Menunggu Datangnya Ratu Adil

Orang Jawa menggunakan konsep Ratu Adil sebagai pengharapan atas datangnya sosok penyelamat yang memulihkan keselarasan dengan alam dan kesentosaan. Diwarisi dari konsep Erucakra dalam tradisi Hindu-Jawa. Meski begitu, konsep tersebut terlalu abstrak. Karenanya diberi muatan makna baru melalui konsep Kristus Sang Juru Selamat dariajaran Kristen, dan konsep Imam Mahdi dariajaran Islam. Dalam sejarah, harapan akan datangnya Ratu Adil pernah diberikan kepada Pangeran Diponegoro. Melalui pemaknaan baru, Sang Pangeran adalah representasi Erucakra, Ratu Adil, dan Imam Mahdi pada saat bersamaan.

Masyarakat Jawa menghayati kehidupan sebagai upaya mencapai keselarasan dengan alam semesta yang seimbang dan statis. Namun dalam kenyataannya, di dunia yang serba modern keseimbangan absolut sangat sulit diwujudkan.

Inilah momen awal masyarakat Jawa memiliki harapan besar akan datangnya sosok Mesianis.

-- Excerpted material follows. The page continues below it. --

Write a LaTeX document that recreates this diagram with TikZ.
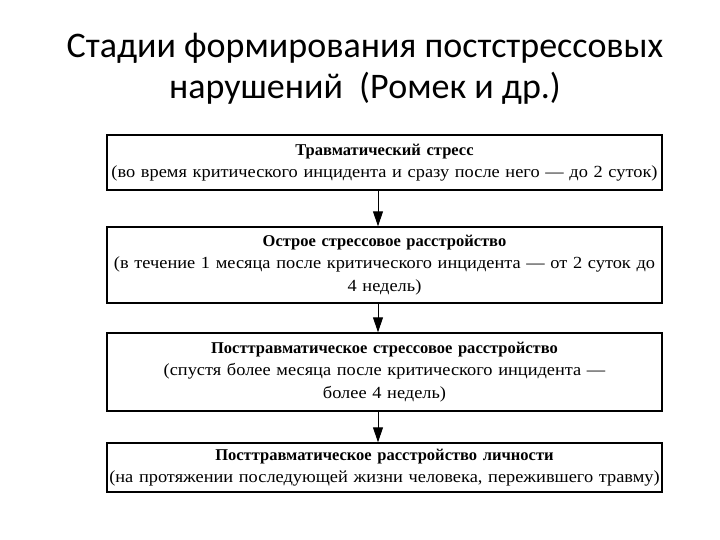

Harapan ini terintegrasikan oleh budaya asing, yakni budaya Barat dengan sosok Kristus Sang Juru Selamat, serta Islam dengan kehadiran Imam Mahdi. Ekspektasi mesianik ini berdampak pada orientasi awal kesadaran ekologis masyarakat Jawa, lalu bertransisi menjadi pengharapan besar terhadap sosok yang telah terpesonifikasikan oleh budaya asing tersebut.

Dalam karya berjudul “Javanese Messianic Expectations: Their Origin and Cultural Context” (1959), Justus Maria Van der Kroef menjelaskan tujuan hidup masyarakat Jawa adalah mencapai homeostasis atau keselarasan dengan alam semesta. Hal ini tereJawantahkan dalam frasa Jawa berbunyi tata tentrem. Orang Jawa mengidealkan suatu tatanan alam yang tetap dan seimbang.

Oleh sebab itu, tugas keturunan dari para leluhur Jawa bukanlah untuk memajukan alam, melainkan hanya dituntut untuk melestarikan dan memastikan agar keadaannya tetap. Senada dengan petuah Jawa kuno: “Anak dan cucu harus mempertahankan segala sesuatu yang telah diwariskan oleh para leluhur. Ini bukan masalah adat istiadat mereka sendiri, tetapi adat istiadat para leluhur, dengan demikian mereka akan berdosa sebagai keturunan jika tidak mematuhinya.”

Bukanlah perkara mudah untuk menjaga serta melestarikan keseimbangan alam semesta. Bagi masyarakat Jawa sangatlah sulit diwujudkan di tengah dinamika perubahan zaman yang fana seperti saat ini. Perubahan-perubahan seperti perataan dan pembersihan rumah oleh pemerintah, pembangunan jalan baru, ataupun perubahan sistem pengenalan koin baru dalam bentuk mata uang sering ditafsirkan
sebagai gangguan terhadap keseimbangan alam. Bahkan, sebagian dari mereka menyebutnya sebagai tanda-tanda kiamat.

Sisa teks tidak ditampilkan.